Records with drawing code
+===+

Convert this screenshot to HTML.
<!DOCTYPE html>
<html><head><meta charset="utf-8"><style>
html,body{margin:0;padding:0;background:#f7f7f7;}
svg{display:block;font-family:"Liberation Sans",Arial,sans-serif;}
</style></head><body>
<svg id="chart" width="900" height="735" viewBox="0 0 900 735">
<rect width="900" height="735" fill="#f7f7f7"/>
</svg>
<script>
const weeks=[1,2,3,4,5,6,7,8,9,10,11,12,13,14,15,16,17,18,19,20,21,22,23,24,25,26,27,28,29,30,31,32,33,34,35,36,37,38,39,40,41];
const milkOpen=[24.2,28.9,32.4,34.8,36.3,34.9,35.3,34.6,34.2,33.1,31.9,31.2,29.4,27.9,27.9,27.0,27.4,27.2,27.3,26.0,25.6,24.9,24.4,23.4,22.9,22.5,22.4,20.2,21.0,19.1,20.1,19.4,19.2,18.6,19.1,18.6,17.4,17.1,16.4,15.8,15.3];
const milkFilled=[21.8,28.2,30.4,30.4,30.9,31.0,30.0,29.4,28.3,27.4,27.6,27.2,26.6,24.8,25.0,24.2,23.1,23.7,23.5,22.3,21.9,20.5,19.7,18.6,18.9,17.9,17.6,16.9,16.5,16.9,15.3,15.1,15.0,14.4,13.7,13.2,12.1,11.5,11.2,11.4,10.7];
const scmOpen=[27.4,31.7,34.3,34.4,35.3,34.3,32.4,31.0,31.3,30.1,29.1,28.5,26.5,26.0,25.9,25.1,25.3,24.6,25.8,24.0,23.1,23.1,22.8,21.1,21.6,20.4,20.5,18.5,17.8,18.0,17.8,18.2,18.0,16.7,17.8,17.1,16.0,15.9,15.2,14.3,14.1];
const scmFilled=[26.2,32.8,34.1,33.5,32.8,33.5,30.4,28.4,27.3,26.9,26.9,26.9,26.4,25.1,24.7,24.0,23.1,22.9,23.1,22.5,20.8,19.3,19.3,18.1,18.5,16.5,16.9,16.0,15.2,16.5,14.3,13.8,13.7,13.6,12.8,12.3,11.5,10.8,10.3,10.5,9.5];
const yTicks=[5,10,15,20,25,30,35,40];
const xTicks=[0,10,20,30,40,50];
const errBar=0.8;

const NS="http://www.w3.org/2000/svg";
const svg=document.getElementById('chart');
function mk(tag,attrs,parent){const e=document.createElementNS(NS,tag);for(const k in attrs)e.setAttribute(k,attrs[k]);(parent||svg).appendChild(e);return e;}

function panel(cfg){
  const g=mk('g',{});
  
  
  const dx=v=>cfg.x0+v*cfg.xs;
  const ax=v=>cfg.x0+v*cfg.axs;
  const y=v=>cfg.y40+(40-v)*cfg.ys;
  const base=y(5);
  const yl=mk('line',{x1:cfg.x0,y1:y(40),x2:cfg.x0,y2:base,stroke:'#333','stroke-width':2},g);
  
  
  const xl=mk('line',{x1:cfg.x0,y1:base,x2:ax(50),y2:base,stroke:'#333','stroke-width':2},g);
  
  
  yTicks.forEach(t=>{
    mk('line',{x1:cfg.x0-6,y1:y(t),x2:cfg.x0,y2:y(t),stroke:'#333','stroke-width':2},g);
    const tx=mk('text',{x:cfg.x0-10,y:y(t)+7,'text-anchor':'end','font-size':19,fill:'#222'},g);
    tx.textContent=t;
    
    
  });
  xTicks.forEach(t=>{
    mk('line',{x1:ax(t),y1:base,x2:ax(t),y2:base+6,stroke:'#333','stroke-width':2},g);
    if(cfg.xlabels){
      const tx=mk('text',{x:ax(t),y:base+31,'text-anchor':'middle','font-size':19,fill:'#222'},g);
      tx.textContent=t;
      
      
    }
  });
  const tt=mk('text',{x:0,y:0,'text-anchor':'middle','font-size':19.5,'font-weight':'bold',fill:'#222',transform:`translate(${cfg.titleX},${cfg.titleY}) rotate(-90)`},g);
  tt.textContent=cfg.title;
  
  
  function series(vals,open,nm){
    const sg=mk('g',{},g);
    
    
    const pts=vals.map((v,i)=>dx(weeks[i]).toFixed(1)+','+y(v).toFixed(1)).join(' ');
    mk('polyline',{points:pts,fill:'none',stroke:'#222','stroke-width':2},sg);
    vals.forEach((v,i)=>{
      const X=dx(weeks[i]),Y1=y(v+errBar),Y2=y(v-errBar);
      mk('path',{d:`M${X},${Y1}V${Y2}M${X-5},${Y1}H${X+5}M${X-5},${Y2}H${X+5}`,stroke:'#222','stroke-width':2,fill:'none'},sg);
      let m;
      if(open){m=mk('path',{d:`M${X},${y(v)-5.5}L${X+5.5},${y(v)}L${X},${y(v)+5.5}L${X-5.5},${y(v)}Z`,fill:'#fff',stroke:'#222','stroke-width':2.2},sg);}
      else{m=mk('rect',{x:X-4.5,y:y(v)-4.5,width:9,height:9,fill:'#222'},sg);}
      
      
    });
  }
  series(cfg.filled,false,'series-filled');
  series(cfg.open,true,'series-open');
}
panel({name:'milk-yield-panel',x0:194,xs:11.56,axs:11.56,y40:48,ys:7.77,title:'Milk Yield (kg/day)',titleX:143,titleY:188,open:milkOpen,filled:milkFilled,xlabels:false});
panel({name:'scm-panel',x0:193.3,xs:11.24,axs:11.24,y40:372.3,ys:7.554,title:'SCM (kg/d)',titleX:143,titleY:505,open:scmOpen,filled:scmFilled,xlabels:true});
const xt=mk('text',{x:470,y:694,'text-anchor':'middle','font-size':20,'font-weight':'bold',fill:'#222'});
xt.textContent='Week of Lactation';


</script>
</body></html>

+===+

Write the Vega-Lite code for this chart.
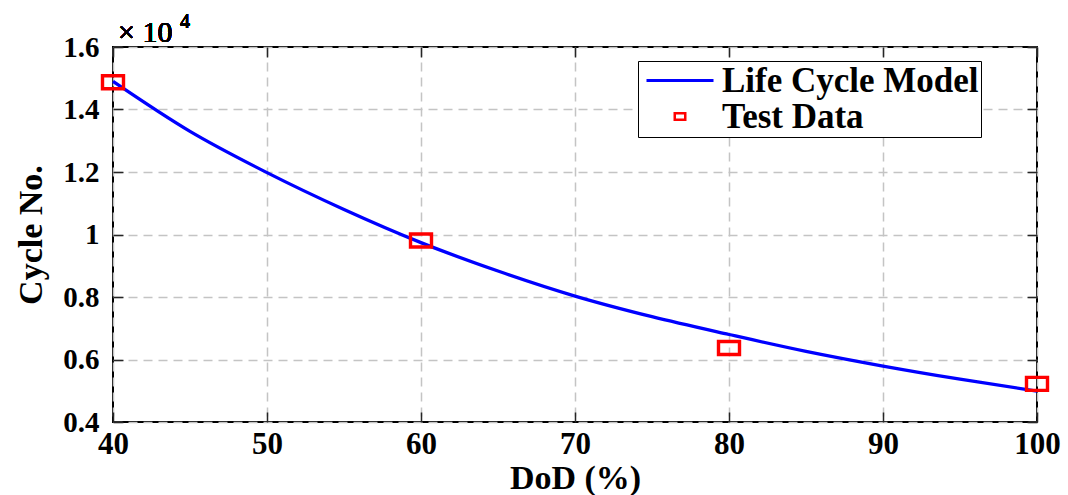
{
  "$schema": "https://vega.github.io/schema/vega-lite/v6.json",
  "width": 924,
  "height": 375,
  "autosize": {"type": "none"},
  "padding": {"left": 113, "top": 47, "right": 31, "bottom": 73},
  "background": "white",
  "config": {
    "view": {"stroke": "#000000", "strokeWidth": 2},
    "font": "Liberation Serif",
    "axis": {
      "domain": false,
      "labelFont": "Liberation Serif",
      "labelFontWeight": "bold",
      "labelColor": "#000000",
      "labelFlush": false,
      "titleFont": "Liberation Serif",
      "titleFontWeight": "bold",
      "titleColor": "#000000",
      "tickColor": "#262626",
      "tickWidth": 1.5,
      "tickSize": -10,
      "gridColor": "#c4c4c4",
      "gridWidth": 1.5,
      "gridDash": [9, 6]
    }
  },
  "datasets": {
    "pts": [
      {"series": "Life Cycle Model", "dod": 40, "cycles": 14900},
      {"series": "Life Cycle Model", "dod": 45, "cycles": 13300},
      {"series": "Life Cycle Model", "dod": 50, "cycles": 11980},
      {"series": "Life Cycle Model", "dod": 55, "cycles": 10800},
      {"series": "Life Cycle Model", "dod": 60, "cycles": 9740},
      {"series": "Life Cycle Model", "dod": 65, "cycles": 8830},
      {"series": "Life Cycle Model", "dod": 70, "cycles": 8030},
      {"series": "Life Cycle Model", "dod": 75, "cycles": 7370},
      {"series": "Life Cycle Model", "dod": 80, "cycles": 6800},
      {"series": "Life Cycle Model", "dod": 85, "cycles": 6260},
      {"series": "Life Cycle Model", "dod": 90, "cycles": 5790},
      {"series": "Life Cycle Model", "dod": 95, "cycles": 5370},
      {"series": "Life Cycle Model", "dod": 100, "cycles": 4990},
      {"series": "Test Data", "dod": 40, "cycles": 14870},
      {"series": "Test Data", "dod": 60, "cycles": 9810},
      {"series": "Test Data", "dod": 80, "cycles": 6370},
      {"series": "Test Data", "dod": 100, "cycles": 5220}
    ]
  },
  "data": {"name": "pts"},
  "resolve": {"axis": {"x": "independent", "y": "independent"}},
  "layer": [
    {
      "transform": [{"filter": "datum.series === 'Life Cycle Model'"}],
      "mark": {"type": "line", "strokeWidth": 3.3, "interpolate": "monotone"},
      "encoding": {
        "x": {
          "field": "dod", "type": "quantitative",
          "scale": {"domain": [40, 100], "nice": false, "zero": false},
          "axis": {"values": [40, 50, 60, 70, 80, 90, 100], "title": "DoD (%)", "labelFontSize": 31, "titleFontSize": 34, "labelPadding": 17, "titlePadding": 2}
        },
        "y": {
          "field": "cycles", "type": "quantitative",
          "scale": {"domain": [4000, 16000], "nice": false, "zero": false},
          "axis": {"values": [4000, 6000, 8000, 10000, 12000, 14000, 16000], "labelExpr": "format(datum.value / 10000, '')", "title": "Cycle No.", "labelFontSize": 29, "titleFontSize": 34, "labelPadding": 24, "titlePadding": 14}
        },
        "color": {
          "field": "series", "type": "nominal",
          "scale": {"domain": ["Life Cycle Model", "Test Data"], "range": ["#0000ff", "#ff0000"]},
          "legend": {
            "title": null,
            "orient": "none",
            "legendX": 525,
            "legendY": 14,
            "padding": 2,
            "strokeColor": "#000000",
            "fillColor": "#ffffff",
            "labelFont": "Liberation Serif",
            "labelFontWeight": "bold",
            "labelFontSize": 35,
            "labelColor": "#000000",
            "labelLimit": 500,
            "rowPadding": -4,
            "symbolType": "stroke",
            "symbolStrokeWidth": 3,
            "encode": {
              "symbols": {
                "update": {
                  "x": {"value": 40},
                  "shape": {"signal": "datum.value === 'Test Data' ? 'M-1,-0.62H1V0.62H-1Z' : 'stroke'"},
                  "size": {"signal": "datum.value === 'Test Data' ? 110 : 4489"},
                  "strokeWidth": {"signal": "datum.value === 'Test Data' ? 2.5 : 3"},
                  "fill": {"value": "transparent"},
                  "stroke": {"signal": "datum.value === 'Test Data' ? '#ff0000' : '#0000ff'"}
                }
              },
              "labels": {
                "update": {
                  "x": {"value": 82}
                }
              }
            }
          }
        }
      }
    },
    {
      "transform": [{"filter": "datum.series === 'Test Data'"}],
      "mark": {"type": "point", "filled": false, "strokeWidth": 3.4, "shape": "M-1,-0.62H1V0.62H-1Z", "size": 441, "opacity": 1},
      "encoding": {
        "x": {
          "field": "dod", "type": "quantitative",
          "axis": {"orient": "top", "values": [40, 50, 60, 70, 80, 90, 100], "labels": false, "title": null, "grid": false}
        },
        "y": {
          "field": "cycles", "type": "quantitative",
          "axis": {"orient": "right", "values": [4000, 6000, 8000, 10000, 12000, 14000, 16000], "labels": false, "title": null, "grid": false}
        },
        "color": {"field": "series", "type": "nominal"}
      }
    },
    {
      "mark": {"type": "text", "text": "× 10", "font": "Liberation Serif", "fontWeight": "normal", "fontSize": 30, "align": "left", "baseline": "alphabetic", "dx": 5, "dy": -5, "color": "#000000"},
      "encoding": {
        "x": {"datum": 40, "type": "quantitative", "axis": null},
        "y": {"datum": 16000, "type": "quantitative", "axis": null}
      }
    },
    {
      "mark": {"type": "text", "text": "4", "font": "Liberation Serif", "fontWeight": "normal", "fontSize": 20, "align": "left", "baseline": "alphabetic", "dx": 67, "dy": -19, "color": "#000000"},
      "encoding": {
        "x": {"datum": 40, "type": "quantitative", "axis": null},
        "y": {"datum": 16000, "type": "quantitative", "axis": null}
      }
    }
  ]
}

+===+

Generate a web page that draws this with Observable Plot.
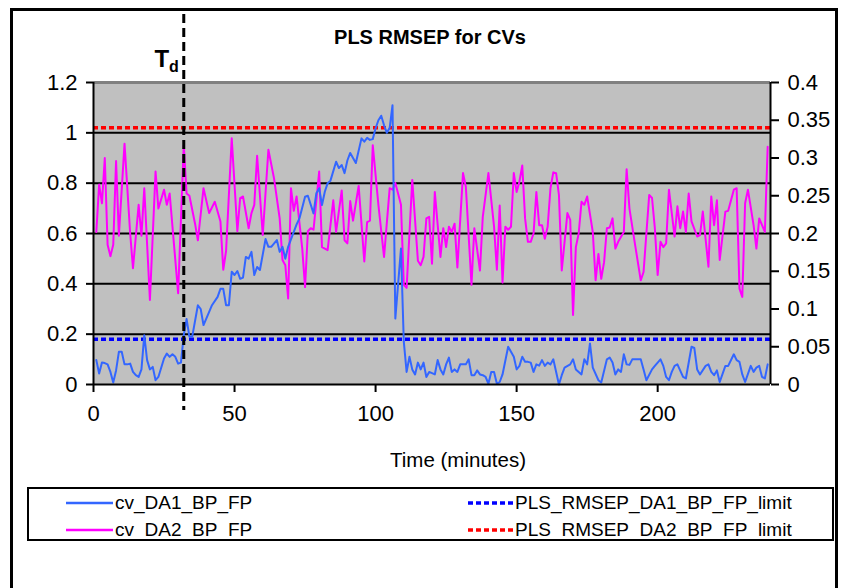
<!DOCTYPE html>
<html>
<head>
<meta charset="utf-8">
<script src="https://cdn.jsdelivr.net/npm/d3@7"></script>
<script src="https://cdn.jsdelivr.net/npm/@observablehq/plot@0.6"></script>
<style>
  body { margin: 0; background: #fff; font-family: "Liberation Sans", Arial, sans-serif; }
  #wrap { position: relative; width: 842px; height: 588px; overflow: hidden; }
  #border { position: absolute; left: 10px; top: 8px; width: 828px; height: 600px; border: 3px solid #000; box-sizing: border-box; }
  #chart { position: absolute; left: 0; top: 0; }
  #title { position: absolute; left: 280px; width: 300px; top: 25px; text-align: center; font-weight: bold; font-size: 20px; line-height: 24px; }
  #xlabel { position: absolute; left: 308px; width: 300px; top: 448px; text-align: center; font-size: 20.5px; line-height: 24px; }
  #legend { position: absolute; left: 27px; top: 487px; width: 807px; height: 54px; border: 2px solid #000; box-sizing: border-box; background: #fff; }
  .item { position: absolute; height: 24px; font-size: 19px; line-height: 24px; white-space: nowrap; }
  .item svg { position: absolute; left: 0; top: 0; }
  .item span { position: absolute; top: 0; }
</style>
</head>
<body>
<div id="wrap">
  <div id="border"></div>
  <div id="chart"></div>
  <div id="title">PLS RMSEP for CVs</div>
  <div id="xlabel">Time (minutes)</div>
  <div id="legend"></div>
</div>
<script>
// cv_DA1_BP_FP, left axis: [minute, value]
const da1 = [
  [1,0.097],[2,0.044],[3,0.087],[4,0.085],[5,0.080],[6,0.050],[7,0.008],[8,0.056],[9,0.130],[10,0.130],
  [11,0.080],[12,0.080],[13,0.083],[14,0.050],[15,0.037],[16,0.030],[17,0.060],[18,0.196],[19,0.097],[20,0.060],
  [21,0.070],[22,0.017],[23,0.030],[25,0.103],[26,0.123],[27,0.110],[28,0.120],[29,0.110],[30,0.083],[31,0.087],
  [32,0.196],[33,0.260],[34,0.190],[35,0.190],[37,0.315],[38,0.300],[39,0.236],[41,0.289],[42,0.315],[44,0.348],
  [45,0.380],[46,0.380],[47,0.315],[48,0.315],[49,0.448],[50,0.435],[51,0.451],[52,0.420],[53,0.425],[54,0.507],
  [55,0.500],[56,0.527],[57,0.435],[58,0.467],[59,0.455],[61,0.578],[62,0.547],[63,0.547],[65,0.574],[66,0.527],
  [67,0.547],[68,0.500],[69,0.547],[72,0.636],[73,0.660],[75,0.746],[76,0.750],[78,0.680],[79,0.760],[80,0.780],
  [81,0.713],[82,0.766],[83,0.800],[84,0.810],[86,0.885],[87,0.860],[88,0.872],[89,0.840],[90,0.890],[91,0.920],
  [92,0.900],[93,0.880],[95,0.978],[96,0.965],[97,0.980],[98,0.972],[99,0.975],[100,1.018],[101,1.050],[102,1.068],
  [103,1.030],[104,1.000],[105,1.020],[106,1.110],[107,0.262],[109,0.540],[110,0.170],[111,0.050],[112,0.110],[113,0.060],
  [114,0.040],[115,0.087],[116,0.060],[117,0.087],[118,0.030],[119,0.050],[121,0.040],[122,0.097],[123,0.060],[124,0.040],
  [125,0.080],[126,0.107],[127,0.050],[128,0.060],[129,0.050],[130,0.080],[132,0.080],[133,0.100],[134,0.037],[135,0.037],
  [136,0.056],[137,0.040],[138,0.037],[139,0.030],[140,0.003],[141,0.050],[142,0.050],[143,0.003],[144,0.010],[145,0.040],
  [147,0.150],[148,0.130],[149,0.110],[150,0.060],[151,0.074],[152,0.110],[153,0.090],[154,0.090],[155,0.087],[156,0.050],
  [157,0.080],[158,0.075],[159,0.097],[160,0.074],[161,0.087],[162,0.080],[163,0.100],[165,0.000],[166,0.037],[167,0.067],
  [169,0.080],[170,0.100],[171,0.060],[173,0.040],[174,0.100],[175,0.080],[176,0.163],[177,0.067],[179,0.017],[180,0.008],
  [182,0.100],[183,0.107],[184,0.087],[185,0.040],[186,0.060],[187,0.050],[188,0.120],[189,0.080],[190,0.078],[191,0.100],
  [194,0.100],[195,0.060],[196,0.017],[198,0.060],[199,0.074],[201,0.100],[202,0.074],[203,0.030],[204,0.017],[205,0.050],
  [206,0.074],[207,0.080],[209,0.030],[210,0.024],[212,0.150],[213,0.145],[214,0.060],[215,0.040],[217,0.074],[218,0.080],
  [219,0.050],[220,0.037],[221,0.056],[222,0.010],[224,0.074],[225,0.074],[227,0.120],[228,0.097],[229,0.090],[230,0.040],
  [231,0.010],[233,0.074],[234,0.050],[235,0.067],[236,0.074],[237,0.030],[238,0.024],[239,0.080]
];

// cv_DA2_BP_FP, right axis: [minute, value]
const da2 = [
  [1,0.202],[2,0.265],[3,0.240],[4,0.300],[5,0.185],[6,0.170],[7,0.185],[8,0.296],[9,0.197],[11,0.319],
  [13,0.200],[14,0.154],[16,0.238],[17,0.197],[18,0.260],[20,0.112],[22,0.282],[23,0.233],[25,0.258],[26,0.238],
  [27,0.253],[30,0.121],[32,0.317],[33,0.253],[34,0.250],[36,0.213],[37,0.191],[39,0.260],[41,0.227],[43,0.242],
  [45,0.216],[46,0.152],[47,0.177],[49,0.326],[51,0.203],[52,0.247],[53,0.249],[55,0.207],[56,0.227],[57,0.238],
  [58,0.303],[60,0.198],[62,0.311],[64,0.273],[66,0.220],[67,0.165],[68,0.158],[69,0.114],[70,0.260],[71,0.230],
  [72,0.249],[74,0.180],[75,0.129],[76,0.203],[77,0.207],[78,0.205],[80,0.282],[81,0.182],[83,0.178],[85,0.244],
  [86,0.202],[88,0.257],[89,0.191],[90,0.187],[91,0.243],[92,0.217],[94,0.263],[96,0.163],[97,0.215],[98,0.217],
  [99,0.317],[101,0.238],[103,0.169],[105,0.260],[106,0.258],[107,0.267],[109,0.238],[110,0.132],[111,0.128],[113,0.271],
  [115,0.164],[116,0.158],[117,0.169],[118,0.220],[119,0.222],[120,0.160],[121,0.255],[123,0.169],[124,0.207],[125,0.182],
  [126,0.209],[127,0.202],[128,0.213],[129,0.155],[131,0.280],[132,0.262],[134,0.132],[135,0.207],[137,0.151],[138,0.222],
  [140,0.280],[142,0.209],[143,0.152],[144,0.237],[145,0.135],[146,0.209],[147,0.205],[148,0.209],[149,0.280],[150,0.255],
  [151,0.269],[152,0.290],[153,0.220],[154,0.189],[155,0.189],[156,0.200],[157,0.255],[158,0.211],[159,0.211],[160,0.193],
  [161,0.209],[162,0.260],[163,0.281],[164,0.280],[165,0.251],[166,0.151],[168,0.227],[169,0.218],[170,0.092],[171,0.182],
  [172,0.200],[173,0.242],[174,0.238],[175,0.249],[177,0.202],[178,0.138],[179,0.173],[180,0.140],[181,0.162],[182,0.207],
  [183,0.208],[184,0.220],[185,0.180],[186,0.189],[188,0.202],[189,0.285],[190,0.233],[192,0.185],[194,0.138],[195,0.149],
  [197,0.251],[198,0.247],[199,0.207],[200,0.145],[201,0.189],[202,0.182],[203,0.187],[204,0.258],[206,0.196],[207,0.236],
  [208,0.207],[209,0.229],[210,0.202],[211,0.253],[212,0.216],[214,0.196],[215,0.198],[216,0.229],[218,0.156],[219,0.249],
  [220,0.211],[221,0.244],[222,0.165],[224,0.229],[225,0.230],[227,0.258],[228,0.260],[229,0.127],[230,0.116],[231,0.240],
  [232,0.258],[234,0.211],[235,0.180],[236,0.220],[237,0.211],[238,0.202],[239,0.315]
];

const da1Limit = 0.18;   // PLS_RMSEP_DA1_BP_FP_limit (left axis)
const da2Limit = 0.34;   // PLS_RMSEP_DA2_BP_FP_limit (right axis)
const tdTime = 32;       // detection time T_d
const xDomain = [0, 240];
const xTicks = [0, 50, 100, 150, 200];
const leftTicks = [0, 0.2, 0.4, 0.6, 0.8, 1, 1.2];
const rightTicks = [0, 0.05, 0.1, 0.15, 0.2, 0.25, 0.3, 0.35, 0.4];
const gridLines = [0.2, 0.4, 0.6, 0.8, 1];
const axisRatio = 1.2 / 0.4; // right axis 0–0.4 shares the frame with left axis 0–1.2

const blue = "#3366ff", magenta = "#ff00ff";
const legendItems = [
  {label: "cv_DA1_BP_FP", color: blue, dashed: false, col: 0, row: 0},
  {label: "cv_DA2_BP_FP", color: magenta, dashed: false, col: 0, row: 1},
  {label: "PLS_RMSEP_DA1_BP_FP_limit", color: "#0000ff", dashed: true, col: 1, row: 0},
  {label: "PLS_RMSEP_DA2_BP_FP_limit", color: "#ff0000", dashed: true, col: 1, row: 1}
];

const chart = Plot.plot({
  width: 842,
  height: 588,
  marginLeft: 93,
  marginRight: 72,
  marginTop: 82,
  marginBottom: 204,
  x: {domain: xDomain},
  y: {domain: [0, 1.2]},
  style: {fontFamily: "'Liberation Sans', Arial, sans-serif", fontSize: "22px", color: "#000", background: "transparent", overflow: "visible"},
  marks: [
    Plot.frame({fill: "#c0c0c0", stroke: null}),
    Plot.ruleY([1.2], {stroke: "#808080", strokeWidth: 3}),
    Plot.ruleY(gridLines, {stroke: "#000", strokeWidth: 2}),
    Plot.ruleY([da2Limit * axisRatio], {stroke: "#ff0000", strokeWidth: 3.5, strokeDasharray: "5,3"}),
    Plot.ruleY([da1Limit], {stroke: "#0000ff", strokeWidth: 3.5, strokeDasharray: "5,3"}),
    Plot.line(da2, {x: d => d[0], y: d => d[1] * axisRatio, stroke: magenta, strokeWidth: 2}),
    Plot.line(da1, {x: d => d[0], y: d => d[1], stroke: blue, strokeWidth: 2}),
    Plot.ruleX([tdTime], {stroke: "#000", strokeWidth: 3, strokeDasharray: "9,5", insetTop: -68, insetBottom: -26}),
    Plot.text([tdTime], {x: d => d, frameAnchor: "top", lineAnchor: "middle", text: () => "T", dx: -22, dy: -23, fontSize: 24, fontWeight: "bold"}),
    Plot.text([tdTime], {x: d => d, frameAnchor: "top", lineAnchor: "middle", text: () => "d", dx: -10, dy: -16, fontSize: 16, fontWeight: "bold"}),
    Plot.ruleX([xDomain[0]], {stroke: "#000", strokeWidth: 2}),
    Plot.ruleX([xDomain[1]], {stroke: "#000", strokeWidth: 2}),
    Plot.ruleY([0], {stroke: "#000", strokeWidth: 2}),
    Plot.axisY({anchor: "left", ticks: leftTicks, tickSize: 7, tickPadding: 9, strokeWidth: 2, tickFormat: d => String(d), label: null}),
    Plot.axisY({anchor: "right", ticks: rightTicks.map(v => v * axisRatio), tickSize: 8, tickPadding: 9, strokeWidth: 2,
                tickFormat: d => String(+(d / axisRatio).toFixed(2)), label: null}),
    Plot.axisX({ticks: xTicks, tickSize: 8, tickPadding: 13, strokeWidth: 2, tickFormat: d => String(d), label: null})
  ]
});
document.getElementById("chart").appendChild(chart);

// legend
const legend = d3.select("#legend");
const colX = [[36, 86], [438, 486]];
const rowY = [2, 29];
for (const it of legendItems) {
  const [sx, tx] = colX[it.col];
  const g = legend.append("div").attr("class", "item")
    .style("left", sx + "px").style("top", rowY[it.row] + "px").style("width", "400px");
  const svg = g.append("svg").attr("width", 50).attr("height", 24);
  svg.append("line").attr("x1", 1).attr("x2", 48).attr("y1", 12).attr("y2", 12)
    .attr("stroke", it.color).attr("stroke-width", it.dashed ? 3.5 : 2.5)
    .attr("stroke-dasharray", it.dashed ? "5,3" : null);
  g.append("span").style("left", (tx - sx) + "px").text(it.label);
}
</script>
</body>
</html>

+===+

Problem to solve: Filter the records down to the lines that contain the string "this", and copy those lines.

The answer:
Convert this screenshot to HTML.
Write the Vega-Lite code for this chart.
Generate a web page that draws this with Observable Plot.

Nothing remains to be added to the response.